Other mappers capable of uncommon 4-screen layouts:

  • VRC6 allows 1k CHR-ROM pages to be arbitrarily mapped into the 4 nametable screens.
  • MMC5 can use its internal RAM to create a 3rd nametable, while procedurally generating a blank data page for a 4th, allowing (just barely) 4 different screens to be mapped at once.

The iNES format can specify 4-screen mirroring in the header, allowing 4-screen RAM nametables to be applied to any mapper that doesn't structurally conflict with this (if supported by the emulator).

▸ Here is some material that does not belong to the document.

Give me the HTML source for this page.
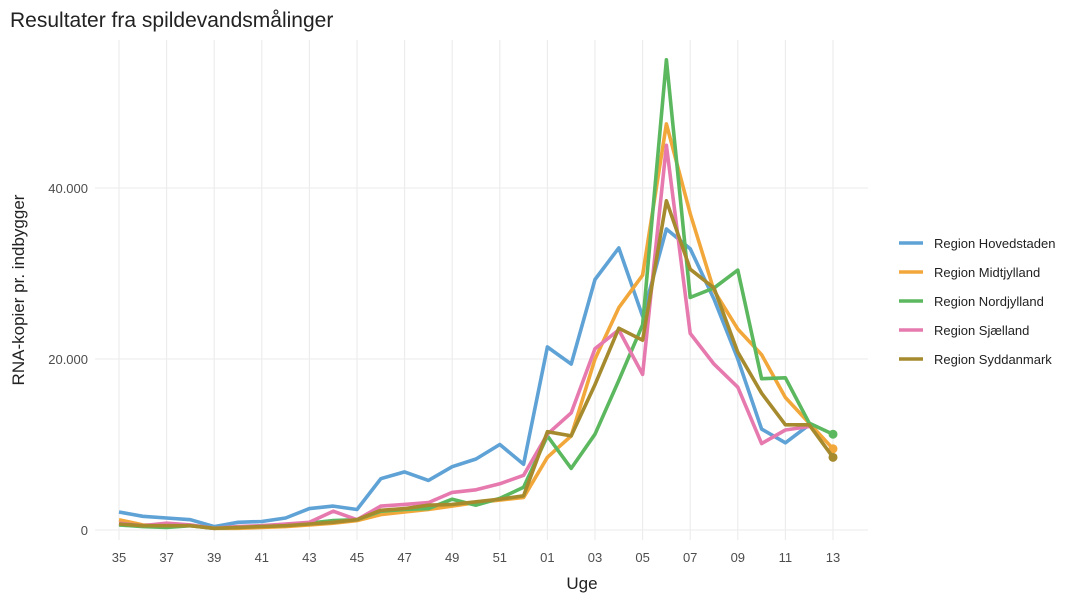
<!DOCTYPE html>
<html><head><meta charset="utf-8"><style>
body{margin:0;background:#fff;font-family:"Liberation Sans",sans-serif;}
</style></head><body>
<svg id="chart" width="1088" height="605" xmlns="http://www.w3.org/2000/svg" font-family="Liberation Sans, sans-serif">
<text x="10" y="27" font-size="21" fill="#222">Resultater fra spildevandsmålinger</text>
<g id="grid"></g><g id="series"></g><g id="axes"></g><g id="legend"></g>
<text x="582" y="589" font-size="17" text-anchor="middle" fill="#222">Uge</text>
<text transform="translate(24,290) rotate(-90)" font-size="17" text-anchor="middle" fill="#222">RNA-kopier pr. indbygger</text>
</svg>
<script>
const weeks=["35","36","37","38","39","40","41","42","43","44","45","46","47","48","49","50","51","52","01","02","03","04","05","06","07","08","09","10","11","12","13"];
const seriesNames=["Region Hovedstaden","Region Midtjylland","Region Nordjylland","Region Sjælland","Region Syddanmark"];
const colors=["#5fa2d6","#f2a73a","#5cb85f","#e67aaf","#a68a2e"];
const hoved=[2100,1600,1400,1200,400,900,1000,1400,2500,2800,2400,6000,6800,5800,7400,8300,10000,7700,21400,19400,29300,33000,25000,35200,32900,27000,20000,11800,10200,12300,null];
const midt=[1200,600,500,500,200,200,300,400,600,800,1100,1800,2100,2400,2800,3200,3500,3800,8500,11000,20000,26000,29800,47500,37000,28000,23500,20500,15500,12500,9500];
const nord=[600,400,300,500,200,300,500,600,800,1100,1200,2200,2400,2500,3600,2900,3700,5000,11000,7200,11200,17500,24000,55000,27200,28300,30400,17700,17800,12500,11200];
const sjael=[800,500,800,600,200,400,500,700,900,2200,1200,2800,3000,3200,4400,4700,5400,6400,11200,13700,21200,23400,18200,45000,23000,19400,16700,10100,11700,12100,null];
const syd=[700,500,500,500,200,300,400,500,700,900,1200,2300,2500,2900,3000,3300,3600,4000,11500,11000,17000,23600,22200,38500,30500,28300,20800,16000,12300,12300,8500];
const yTicks=[0,20000,40000];
const yTickLabels=["0","20.000","40.000"];
const allSeries=[hoved,midt,nord,sjael,syd];
const NS="http://www.w3.org/2000/svg";
const x=i=>119+i*(833-119)/30;
const y=v=>530-v*(530-188)/40000;
function mk(t,a,p){const e=document.createElementNS(NS,t);for(const k in a)e.setAttribute(k,a[k]);p.appendChild(e);return e;}
const grid=document.getElementById('grid'),axes=document.getElementById('axes'),ser=document.getElementById('series'),leg=document.getElementById('legend');
yTicks.forEach((v,i)=>{const l=mk('line',{x1:95,x2:868,y1:y(v),y2:y(v),stroke:'#ebebeb','stroke-width':1.1},grid);

const t=mk('text',{x:88,y:y(v)+5,'font-size':13,'text-anchor':'end',fill:'#4d4d4d'},axes);t.textContent=yTickLabels[i];
});
weeks.forEach((w,i)=>{if(i%2)return;const l=mk('line',{x1:x(i),x2:x(i),y1:40,y2:540,stroke:'#ebebeb','stroke-width':1.1},grid);

const t=mk('text',{x:x(i),y:562,'font-size':13,'text-anchor':'middle',fill:'#4d4d4d'},axes);t.textContent=w;
});
allSeries.forEach((s,k)=>{let d='';let last=-1;s.forEach((v,i)=>{if(v==null)return;d+=(d?'L':'M')+x(i).toFixed(1)+','+y(v).toFixed(1);last=i;});
const p=mk('path',{d:d,fill:'none',stroke:colors[k],'stroke-width':3.6,'stroke-linejoin':'round'},ser);

if(last===30){const c=mk('circle',{cx:x(last),cy:y(s[last]),r:4.5,fill:colors[k]},ser);
}
const ly=243+k*29;const l=mk('line',{x1:899,x2:923,y1:ly,y2:ly,stroke:colors[k],'stroke-width':3.6},leg);

const t=mk('text',{x:934,y:ly+5,'font-size':13,fill:'#222'},leg);t.textContent=seriesNames[k];
});
</script>
</body></html>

There are several ways to implement extra nametable RAM on a cartridge board:

  • Add an extra 2 KiB of RAM on the board and combine it with the CIRAM already present in the console with a decoder chip in order to create linear accessible 4k block of RAM at $2000-$2FFF.
  • Add a 6264 8 KiB RAM on the board, replacing the CIRAM present in the console. This effectively "wastes" the CIRAM chip as a whole, 4 KB of (normally unused) extra memory at $3000-$3EFF. However this leads to a simpler, single-chip solution (in addition, 8 KiB RAM chips are today more common and less expensive than 2 KiB ones).
  • Add a larger RAM on the board and map it to the entire PPU address space. This allows 8 KiB of pattern tables at $0000-$1FFF and 4 KiB of nametables at $2000-$2FFF sharing the same RAM chip.

Other

Other uncommon types of mirroring are available in other boards, such as TxSROM variations of the MMC3, extended techniques available to the MMC5, arbitrary VRAM mirroring arrangements by the Namco 163, or ROM mirroring arrangements using mappers that allow ROM nametables.

Diagonal mirroring (CIRAM A10 = PA11 XOR PA10) would facilitate changes in scrolling direction without having to flip between Horizontal and Vertical mirroring.

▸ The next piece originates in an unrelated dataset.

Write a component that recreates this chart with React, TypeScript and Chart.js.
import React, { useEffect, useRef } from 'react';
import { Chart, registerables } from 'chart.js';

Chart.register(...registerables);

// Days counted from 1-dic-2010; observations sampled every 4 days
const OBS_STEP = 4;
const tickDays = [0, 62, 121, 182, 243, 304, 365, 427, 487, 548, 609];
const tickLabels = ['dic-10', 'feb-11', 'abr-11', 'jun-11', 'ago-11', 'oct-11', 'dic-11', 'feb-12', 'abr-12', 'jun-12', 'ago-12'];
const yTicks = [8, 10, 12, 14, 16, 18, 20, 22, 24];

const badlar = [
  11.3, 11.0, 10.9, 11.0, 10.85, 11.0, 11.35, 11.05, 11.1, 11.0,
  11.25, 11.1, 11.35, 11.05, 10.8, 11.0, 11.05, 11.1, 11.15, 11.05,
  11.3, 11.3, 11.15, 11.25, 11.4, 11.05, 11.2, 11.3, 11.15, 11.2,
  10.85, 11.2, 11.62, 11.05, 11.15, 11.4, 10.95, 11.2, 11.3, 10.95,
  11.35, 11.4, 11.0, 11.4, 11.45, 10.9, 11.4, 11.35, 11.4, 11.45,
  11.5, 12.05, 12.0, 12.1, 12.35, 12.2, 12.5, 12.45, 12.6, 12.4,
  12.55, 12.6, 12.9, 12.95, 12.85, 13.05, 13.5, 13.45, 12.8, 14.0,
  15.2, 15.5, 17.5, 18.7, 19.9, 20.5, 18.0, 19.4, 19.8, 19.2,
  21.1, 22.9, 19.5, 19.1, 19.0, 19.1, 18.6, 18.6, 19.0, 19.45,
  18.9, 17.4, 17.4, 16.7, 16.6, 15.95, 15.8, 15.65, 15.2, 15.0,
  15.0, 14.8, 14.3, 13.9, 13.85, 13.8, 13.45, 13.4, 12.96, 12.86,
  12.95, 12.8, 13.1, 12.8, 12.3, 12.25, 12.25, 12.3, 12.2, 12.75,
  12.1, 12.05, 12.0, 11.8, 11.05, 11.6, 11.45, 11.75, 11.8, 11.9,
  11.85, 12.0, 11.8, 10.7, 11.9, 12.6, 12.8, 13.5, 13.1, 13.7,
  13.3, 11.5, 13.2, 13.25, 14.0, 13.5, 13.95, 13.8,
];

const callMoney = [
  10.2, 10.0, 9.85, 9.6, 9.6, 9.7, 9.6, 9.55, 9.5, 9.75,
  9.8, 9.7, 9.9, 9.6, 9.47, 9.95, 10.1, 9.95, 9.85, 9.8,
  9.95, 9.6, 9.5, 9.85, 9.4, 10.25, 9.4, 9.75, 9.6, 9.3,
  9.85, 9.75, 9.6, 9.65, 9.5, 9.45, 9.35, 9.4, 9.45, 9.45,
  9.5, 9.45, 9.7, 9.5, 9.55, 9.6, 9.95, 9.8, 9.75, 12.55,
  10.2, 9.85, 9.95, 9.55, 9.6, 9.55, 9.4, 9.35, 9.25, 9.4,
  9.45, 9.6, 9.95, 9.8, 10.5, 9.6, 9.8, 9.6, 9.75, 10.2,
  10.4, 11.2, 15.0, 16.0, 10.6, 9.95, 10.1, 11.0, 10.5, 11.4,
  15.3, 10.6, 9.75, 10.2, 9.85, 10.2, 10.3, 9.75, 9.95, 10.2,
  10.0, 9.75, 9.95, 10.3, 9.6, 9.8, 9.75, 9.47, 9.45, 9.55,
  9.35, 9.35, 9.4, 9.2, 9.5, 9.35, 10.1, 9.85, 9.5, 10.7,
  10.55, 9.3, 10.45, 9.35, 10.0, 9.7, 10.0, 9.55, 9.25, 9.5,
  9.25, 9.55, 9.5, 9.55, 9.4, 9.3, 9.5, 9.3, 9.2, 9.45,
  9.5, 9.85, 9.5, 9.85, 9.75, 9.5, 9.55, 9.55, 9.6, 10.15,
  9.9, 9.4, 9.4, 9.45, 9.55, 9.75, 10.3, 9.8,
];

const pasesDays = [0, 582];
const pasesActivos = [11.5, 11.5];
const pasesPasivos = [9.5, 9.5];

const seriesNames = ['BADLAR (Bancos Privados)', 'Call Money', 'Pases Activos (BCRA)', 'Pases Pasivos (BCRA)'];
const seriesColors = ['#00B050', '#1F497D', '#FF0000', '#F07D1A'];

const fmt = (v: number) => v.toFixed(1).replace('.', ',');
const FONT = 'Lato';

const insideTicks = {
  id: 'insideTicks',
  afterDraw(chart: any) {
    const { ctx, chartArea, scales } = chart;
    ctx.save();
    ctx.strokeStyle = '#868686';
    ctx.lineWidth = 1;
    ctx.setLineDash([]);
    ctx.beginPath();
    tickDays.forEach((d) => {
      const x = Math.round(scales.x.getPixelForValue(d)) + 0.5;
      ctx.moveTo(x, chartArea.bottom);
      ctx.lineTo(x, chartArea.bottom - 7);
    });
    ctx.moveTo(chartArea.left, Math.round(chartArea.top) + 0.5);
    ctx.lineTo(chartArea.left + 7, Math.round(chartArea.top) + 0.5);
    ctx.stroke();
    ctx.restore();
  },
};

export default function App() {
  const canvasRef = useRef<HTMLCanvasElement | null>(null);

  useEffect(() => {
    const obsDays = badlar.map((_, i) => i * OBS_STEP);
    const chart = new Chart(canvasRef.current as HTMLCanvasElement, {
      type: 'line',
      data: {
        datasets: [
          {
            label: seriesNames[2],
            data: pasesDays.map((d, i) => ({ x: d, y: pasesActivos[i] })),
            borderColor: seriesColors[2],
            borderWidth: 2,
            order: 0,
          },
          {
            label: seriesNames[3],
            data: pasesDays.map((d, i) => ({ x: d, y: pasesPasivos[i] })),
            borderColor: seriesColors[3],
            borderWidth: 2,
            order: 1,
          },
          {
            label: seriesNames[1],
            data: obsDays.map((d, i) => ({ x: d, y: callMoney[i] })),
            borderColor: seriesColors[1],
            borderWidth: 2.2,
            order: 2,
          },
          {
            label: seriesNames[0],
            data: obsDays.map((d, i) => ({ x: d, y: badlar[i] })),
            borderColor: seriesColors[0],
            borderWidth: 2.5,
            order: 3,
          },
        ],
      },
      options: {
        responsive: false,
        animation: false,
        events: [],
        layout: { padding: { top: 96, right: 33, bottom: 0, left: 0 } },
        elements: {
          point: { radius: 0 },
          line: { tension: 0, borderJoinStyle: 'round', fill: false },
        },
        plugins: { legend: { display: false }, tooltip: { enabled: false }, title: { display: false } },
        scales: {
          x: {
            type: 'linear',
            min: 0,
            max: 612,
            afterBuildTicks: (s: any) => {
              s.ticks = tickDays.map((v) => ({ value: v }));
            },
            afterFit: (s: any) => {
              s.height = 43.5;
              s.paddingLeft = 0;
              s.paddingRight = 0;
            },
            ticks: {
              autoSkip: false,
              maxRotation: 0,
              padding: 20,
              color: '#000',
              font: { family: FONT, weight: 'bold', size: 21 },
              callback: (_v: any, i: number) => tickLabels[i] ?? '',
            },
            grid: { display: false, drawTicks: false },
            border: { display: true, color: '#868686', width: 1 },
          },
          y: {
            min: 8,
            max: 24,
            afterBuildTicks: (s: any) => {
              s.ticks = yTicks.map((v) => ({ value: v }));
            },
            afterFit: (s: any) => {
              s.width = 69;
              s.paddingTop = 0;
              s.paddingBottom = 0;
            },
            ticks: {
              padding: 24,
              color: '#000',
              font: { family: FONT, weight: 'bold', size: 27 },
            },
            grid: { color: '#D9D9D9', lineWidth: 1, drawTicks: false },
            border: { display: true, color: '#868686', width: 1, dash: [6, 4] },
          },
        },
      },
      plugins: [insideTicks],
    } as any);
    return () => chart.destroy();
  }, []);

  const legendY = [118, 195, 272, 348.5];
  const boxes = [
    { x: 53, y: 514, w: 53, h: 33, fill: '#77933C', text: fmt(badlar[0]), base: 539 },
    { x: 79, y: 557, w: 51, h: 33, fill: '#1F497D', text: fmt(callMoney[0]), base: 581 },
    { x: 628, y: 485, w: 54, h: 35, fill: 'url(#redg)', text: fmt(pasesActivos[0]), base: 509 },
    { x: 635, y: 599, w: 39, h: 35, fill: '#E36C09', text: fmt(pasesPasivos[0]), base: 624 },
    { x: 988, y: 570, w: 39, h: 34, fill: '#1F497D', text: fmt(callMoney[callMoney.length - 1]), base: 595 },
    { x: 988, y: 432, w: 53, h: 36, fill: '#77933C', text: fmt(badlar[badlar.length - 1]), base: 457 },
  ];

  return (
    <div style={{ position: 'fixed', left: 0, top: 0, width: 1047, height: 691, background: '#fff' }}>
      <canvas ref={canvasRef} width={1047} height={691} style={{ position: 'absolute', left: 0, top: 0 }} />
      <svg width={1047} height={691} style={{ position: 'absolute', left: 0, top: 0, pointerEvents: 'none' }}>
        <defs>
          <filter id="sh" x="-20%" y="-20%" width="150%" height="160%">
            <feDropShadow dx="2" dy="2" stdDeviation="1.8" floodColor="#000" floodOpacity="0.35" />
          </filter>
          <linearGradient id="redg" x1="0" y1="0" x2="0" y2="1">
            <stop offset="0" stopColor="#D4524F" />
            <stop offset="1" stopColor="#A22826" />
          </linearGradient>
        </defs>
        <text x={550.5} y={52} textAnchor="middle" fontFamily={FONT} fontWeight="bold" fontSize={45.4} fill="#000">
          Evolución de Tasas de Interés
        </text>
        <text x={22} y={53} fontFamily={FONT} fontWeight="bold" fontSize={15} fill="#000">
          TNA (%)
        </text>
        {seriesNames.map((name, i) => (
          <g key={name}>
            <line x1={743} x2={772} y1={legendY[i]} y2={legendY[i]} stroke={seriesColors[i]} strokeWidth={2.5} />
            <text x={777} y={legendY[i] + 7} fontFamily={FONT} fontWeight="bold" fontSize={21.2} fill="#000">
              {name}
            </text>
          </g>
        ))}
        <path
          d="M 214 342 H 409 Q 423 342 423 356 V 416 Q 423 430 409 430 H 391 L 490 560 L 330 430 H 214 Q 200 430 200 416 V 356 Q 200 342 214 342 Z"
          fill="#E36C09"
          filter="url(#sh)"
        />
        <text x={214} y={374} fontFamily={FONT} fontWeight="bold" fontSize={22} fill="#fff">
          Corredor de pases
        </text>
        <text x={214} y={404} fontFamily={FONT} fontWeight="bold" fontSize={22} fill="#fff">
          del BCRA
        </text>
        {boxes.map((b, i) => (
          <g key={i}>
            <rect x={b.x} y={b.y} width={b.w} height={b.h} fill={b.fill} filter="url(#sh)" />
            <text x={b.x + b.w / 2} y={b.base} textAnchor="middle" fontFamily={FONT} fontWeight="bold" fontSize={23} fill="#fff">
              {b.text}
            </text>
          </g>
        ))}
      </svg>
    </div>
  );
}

L-shaped mirroring (CIRAM A10 = PA11 OR PA10), seen in Sachen's 374N and 8259 family, allows scrolling in four directions as long as scrolling changes directions only at screen boundaries.

Unusual cases:

  • Castlevania 3 uses the third nametable RAM available on the MMC5 (illustration)
  • Laser Invasion uses the third nametable RAM available on the MMC5
  • The Sunsoft-4 mapper used by After Burner allows ROM nametables, but only in 2-Screen mirroring configurations.
  • Mighty Morphin Power Rangers III, IV (JY Company) uses ROM nametables in a 3-Screen horizontal configuration, though the lower screen is never shown (But, lower screen has been used in the status bar).

Mirroring chart

This table lists the more simple and easy to understand mirroring and scrolling techniques. There are a huge variety of more complicated techniques. For a more comprehensive survey, see: List of games by mirroring technique

Scrolling Type Mirroring Example Games Comment
None Any Donkey Kong, Tennis With only a single fixed screen, any mirroring type can be used.
Horizontal Only Vertical Super Mario Bros., Gimmick! A status bar at the top is easy to accomplish with a sprite-0 hit (see Super Mario Bros.).
Vertical Only Horizontal Ice Climber, Gun.Smoke Without a status bar, horizontal mirroring is the best choice for vertical-only scrolling. With a status bar, vertical or single-screen mirroring give you a place in the nametable to render the status bar, and the scrolling seam should be hidden under the bar.
Alternating Horizontal/Vertical Mapper switches H/V Metroid, Air Fortress Motion is limited to a single axis at any given time, and the direction can only change when a new screen is reached.
Limited Bidirectional Horizontal/Vertical Super Mario Bros. 3, Fire Emblem By limiting one of the scrolling axes to only 2-screens wide, this makes unlimited scrolling in the other axis simple. With unlimited horizontal scrolling there will be unavoidable attribute glitches at one side of the screen (see Super Mario Bros. 3), but with unlimited vertical scrolling this can be hidden by overscan in NTSC regions (see Fire Emblem).
Unlimited Bidirectional Various Castlevania II, Battletoads, Crystalis, Final Fantasy Unlimited scrolling in both axes at once is an advanced technique requiring a game-specific solution.

The best way to understand the mirroring techniques used in a game, use a debugging emulator to look at the nametables. Status bars typically require a scrolling split at a timed location on the screen. This can be done most easily with a mapper based IRQ, but can also be accomplished with a sprite-0 hit or other techniques.